%%

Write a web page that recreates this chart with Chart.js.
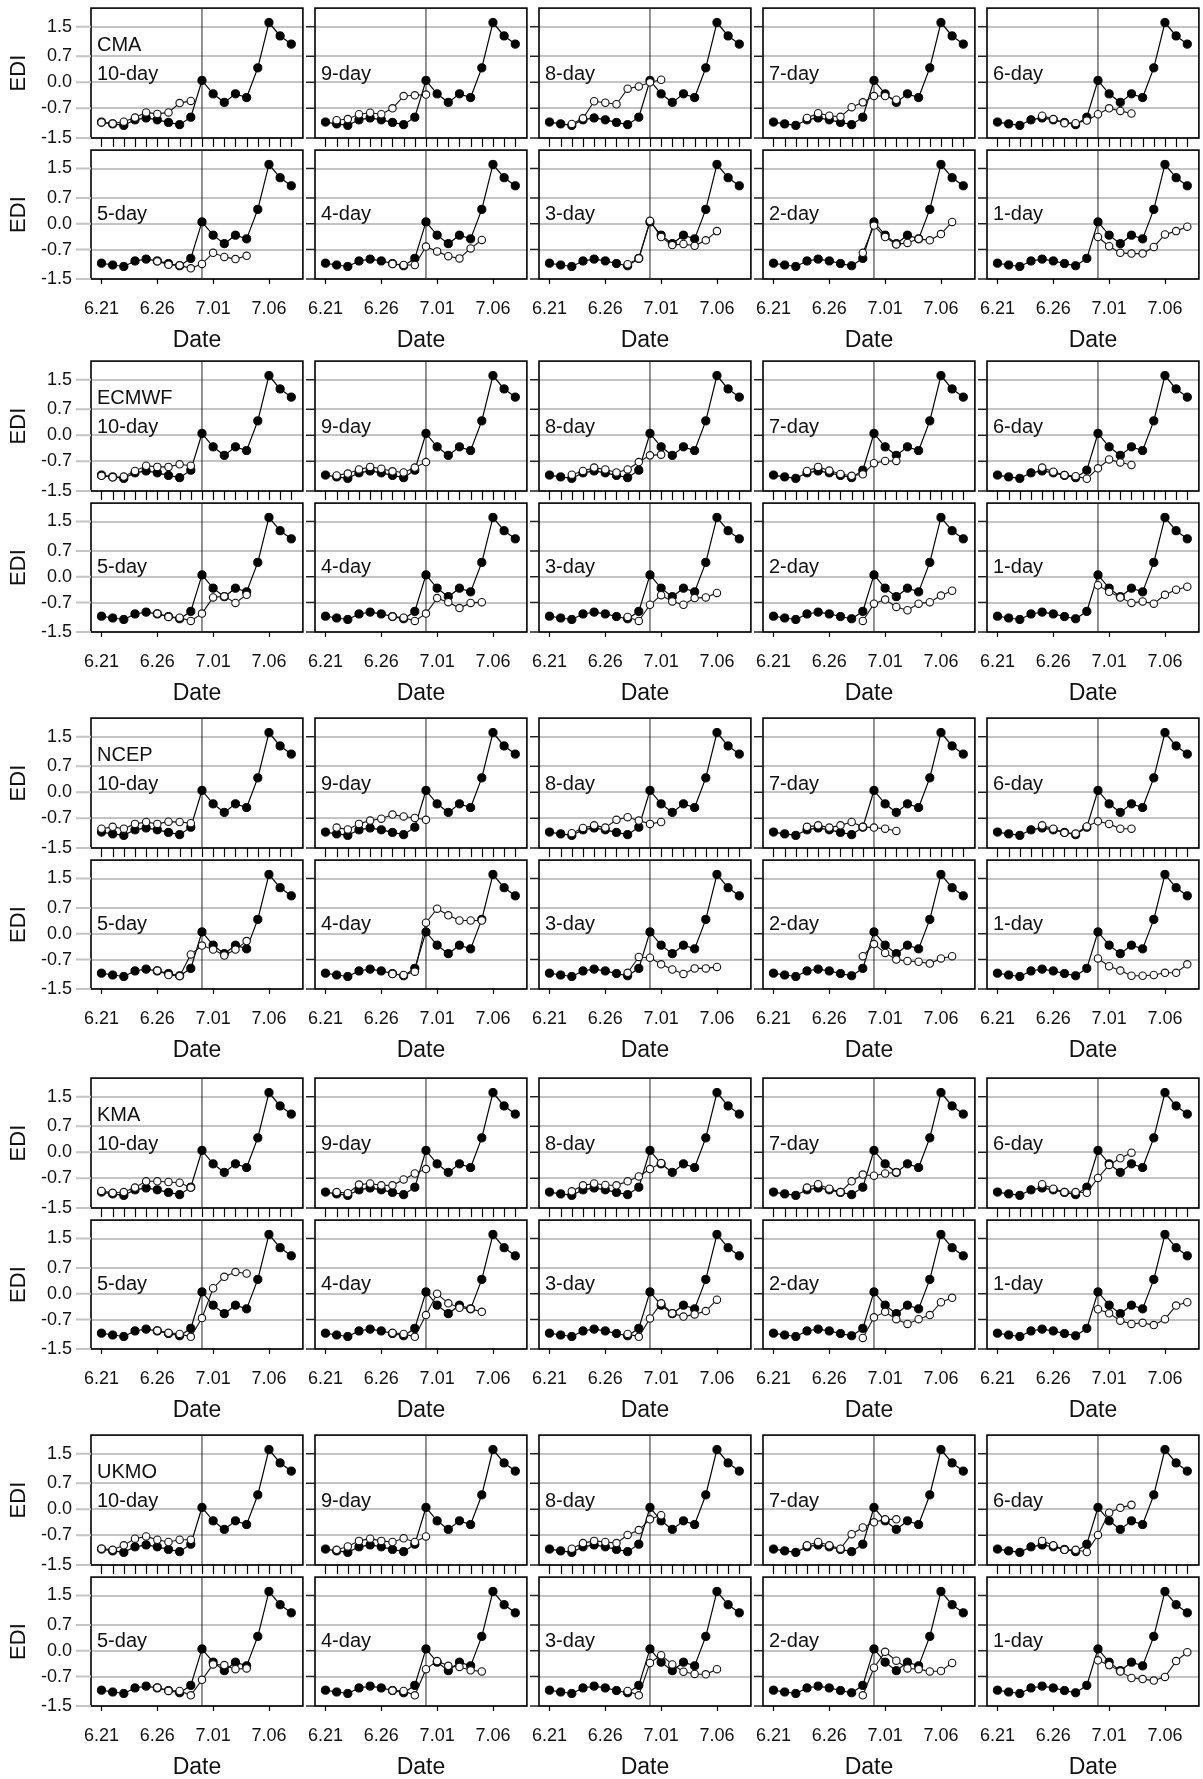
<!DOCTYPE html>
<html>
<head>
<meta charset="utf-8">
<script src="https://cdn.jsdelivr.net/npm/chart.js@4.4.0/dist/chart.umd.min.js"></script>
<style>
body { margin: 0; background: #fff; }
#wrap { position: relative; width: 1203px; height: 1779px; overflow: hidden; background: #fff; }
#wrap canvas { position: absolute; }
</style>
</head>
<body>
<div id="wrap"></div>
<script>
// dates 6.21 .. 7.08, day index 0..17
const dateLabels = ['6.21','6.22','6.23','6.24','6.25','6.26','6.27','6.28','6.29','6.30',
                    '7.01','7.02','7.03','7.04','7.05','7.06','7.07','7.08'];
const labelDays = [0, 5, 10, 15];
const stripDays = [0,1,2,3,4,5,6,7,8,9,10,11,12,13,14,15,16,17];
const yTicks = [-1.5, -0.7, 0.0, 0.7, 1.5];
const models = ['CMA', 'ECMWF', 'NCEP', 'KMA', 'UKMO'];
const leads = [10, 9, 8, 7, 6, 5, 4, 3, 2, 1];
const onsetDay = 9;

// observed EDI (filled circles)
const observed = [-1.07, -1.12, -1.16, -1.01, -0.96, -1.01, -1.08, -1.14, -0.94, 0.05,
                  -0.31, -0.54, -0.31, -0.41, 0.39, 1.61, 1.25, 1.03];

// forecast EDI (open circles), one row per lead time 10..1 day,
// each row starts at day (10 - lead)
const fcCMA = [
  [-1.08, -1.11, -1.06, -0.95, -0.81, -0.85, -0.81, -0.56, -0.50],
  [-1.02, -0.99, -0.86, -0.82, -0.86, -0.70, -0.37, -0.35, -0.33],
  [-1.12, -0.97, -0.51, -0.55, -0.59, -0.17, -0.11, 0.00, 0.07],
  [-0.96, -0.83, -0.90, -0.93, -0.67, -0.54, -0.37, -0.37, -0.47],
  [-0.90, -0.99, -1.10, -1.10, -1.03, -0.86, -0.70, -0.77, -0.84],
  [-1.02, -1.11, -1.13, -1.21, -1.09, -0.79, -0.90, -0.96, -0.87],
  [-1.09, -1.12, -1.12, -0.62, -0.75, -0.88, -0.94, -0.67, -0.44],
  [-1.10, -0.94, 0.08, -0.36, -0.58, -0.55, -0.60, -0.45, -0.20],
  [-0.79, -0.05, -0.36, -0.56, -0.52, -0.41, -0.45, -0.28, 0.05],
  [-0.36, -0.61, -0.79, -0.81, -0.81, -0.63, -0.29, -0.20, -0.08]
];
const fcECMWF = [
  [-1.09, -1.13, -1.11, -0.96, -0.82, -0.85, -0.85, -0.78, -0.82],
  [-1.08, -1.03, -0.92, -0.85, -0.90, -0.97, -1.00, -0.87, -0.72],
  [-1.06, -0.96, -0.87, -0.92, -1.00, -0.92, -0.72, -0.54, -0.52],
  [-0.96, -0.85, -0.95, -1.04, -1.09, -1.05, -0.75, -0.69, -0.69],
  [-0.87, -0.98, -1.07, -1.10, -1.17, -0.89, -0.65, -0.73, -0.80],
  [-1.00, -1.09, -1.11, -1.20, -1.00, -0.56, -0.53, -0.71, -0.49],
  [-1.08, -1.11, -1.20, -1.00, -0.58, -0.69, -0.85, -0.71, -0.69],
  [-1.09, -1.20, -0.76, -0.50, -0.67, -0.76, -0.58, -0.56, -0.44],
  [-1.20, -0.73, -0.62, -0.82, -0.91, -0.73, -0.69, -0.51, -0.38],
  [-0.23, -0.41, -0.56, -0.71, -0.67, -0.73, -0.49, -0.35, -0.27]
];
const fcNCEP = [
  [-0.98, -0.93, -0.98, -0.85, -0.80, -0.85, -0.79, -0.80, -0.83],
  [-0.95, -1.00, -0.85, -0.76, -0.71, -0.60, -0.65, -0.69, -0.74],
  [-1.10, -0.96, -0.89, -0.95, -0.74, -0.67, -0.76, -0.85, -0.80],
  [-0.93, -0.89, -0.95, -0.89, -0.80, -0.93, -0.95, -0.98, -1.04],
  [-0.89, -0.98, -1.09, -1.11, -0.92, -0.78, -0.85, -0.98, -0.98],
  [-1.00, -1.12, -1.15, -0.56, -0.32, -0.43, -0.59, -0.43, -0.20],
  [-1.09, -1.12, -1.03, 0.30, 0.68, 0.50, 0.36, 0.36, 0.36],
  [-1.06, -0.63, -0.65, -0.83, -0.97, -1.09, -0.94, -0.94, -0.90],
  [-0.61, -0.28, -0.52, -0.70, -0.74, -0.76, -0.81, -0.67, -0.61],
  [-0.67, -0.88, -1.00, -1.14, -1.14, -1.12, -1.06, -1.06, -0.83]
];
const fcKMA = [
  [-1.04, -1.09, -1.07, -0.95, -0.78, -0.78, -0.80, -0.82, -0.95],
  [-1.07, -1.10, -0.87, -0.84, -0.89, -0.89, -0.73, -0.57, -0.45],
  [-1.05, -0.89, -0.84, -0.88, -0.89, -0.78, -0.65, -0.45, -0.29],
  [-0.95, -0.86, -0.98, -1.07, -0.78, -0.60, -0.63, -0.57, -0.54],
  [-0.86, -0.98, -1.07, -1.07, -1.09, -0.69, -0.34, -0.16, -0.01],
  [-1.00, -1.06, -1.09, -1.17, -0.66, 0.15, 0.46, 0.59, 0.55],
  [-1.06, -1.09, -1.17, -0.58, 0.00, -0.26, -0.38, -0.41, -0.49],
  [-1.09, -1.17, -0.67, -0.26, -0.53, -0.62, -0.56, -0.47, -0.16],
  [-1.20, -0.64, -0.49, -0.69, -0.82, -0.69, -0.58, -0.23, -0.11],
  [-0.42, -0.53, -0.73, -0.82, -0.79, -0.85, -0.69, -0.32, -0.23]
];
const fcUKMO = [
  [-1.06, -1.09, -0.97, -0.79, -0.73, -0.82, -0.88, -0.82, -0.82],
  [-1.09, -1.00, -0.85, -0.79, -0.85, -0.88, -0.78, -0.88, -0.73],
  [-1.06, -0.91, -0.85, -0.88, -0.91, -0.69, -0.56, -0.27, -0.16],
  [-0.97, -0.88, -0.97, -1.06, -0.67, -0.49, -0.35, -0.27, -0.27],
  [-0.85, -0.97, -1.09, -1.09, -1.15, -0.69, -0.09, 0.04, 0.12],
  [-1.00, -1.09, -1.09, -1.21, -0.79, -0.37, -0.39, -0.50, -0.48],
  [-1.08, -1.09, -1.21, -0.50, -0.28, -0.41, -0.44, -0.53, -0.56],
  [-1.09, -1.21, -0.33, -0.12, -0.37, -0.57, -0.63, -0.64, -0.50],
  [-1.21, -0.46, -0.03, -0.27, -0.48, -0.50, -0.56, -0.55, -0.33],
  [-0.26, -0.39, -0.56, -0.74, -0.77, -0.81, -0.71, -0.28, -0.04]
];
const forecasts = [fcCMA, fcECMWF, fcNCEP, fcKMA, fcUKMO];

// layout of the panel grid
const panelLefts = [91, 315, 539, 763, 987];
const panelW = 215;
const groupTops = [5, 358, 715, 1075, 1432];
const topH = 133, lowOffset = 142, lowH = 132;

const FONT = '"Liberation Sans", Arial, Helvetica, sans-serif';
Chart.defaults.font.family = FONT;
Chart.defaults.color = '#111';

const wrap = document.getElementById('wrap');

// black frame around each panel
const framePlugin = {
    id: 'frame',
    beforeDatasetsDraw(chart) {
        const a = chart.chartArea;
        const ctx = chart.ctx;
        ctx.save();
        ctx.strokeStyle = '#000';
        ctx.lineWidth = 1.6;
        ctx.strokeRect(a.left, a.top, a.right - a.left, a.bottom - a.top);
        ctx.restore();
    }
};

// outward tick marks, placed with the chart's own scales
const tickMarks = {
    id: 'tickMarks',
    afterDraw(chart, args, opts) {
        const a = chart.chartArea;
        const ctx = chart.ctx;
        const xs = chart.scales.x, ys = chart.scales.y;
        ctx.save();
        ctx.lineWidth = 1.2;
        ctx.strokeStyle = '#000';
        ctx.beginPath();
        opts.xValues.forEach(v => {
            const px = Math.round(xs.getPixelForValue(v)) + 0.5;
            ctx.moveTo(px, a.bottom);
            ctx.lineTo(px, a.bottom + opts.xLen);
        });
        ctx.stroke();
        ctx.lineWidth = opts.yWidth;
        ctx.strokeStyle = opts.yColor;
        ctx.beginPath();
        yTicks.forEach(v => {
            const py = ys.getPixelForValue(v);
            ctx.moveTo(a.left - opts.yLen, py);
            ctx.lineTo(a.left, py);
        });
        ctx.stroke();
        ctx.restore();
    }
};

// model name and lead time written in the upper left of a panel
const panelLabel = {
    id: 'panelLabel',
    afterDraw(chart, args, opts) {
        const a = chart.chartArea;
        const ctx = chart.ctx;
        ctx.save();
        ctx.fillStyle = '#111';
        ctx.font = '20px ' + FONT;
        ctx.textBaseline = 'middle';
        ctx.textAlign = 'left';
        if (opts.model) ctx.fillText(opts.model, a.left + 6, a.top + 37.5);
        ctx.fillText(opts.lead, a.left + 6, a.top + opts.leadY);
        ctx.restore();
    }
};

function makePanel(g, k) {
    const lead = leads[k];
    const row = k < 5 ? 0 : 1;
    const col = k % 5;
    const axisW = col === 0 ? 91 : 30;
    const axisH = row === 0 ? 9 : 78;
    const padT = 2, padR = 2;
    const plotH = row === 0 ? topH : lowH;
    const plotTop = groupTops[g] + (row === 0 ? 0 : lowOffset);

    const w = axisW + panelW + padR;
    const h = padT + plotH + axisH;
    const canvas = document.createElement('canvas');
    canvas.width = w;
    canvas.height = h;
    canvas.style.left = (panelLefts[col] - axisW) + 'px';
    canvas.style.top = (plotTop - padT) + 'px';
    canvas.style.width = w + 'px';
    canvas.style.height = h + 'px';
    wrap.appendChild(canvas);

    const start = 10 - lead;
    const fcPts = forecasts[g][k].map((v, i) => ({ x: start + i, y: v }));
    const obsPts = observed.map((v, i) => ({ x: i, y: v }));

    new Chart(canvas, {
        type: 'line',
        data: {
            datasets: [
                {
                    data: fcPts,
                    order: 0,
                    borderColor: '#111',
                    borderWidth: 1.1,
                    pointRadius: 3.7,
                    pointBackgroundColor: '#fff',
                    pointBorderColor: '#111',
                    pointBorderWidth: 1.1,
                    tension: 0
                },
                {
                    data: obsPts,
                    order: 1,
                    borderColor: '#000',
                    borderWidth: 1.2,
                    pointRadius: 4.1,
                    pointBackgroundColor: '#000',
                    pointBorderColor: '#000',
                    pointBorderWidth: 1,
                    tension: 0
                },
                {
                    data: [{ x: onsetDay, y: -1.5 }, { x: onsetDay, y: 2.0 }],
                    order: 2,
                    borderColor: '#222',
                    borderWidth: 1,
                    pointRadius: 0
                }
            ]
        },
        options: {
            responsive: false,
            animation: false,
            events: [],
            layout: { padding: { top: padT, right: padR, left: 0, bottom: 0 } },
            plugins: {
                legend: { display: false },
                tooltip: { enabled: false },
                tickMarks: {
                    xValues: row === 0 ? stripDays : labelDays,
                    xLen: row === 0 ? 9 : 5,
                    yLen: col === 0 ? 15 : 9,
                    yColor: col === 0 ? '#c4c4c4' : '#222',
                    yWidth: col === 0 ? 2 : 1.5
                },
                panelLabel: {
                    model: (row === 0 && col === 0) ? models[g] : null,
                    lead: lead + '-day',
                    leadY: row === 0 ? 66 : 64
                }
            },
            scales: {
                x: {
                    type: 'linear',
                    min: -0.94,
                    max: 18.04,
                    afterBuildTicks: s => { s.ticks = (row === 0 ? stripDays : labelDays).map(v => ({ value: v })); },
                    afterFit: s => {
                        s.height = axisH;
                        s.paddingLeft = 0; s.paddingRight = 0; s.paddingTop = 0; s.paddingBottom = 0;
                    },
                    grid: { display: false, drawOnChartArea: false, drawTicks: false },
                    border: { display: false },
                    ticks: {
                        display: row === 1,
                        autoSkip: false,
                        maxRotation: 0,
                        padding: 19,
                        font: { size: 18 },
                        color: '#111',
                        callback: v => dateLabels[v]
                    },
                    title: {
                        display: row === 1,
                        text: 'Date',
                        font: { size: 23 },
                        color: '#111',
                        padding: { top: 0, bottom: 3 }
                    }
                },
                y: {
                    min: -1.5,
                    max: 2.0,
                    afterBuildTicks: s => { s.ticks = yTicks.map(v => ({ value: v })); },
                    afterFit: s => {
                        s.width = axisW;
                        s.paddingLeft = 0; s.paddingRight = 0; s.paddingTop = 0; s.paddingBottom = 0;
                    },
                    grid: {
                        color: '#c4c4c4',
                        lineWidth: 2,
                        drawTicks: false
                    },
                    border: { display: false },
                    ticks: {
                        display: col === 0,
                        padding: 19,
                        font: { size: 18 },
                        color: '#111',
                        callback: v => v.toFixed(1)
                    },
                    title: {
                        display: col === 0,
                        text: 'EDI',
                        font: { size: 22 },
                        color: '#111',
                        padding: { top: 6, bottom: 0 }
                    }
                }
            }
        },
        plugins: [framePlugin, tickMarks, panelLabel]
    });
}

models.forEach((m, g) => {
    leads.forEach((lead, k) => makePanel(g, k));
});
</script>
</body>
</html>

%%

Work to complete: Write out nothing but the lines from the start of the data through the line with "-0.31, -0.54, -0.31, -0.41, 0.39, 1.61, 1.25, 1.03];". Leave out the pictures.

Answer for this exercise:
Write a web page that recreates this chart with Chart.js.
<!DOCTYPE html>
<html>
<head>
<meta charset="utf-8">
<script src="https://cdn.jsdelivr.net/npm/chart.js@4.4.0/dist/chart.umd.min.js"></script>
<style>
body { margin: 0; background: #fff; }
#wrap { position: relative; width: 1203px; height: 1779px; overflow: hidden; background: #fff; }
#wrap canvas { position: absolute; }
</style>
</head>
<body>
<div id="wrap"></div>
<script>
// dates 6.21 .. 7.08, day index 0..17
const dateLabels = ['6.21','6.22','6.23','6.24','6.25','6.26','6.27','6.28','6.29','6.30',
                    '7.01','7.02','7.03','7.04','7.05','7.06','7.07','7.08'];
const labelDays = [0, 5, 10, 15];
const stripDays = [0,1,2,3,4,5,6,7,8,9,10,11,12,13,14,15,16,17];
const yTicks = [-1.5, -0.7, 0.0, 0.7, 1.5];
const models = ['CMA', 'ECMWF', 'NCEP', 'KMA', 'UKMO'];
const leads = [10, 9, 8, 7, 6, 5, 4, 3, 2, 1];
const onsetDay = 9;

// observed EDI (filled circles)
const observed = [-1.07, -1.12, -1.16, -1.01, -0.96, -1.01, -1.08, -1.14, -0.94, 0.05,
                  -0.31, -0.54, -0.31, -0.41, 0.39, 1.61, 1.25, 1.03];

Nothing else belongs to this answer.